== YOUR INSTRUCTIONS ==
Only a number is wanted: how many lines in the records below contain "this"?

== SUPPLIED ENTRIES ==
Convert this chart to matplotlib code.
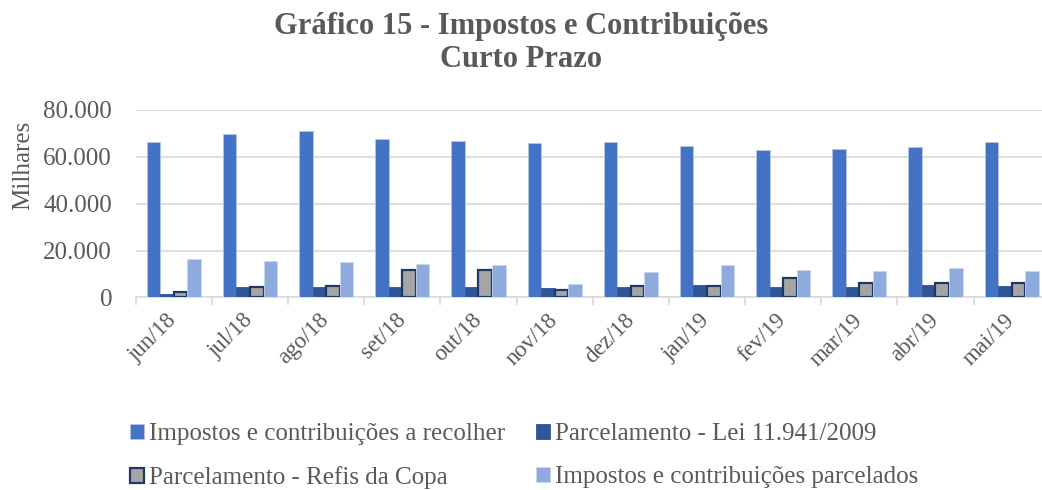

==

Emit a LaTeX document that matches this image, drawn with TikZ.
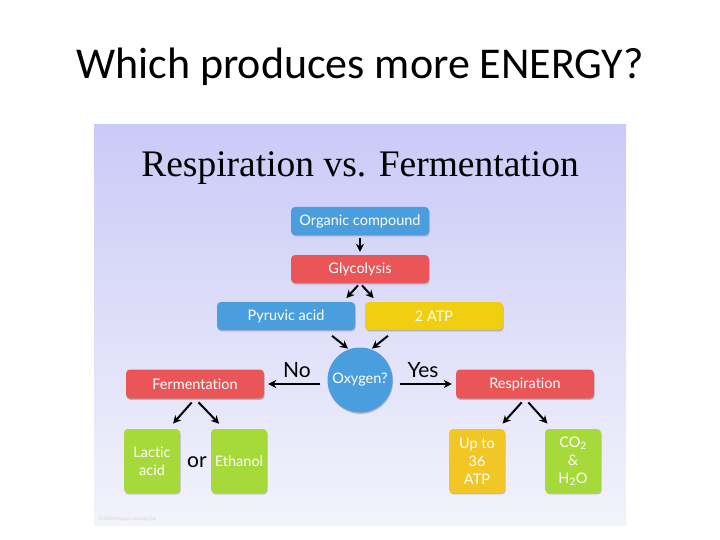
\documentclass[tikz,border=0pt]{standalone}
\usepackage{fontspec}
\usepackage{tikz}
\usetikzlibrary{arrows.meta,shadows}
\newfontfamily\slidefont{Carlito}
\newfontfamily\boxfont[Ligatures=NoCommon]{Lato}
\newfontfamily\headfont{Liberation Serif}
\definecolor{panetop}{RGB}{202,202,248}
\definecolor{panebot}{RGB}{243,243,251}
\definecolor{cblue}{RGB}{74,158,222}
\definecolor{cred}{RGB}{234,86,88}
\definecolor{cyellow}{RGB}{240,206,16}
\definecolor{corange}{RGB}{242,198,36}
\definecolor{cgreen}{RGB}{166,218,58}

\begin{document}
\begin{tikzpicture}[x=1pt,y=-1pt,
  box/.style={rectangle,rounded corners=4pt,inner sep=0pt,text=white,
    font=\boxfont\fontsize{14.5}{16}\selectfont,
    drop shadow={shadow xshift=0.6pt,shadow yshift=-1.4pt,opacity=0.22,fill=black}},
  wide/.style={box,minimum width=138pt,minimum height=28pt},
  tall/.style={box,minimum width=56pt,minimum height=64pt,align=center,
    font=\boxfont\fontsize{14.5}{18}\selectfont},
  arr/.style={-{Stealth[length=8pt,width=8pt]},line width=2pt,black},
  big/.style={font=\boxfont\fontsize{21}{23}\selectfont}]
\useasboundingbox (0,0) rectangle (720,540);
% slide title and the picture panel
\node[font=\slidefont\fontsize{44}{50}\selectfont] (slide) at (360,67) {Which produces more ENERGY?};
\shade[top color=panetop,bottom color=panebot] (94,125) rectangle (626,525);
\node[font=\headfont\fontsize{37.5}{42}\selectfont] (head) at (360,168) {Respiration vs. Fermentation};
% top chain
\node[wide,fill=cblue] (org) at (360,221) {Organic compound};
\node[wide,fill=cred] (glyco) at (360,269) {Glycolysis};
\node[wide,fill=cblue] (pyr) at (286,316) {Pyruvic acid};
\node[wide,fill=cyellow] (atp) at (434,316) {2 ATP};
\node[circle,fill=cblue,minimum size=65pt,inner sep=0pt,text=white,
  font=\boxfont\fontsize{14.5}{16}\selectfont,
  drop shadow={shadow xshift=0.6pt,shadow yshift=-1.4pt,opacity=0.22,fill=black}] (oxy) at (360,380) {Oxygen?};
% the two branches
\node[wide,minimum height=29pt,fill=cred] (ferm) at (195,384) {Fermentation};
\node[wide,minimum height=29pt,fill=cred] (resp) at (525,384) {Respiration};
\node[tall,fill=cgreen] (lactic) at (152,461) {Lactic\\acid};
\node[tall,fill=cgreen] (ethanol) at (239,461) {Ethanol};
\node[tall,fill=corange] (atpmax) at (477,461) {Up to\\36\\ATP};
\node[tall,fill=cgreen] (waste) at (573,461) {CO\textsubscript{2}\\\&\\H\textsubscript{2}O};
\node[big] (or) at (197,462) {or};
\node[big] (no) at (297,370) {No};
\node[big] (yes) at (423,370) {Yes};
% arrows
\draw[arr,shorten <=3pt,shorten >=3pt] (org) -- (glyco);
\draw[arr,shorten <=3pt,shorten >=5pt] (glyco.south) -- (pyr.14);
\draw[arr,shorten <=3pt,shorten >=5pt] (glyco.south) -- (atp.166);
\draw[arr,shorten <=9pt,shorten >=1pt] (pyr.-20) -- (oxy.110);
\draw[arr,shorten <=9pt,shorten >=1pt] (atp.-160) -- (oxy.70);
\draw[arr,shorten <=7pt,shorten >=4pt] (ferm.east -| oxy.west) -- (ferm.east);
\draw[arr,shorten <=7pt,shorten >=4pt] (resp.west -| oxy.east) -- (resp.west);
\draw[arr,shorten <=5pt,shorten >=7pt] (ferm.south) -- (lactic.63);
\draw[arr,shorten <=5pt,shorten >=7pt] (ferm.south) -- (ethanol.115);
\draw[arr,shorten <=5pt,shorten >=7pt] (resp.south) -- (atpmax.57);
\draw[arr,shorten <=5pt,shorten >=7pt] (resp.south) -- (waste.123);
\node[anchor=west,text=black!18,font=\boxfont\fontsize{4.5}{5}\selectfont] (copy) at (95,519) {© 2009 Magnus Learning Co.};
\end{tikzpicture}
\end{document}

== ANSWER BELOW ==
2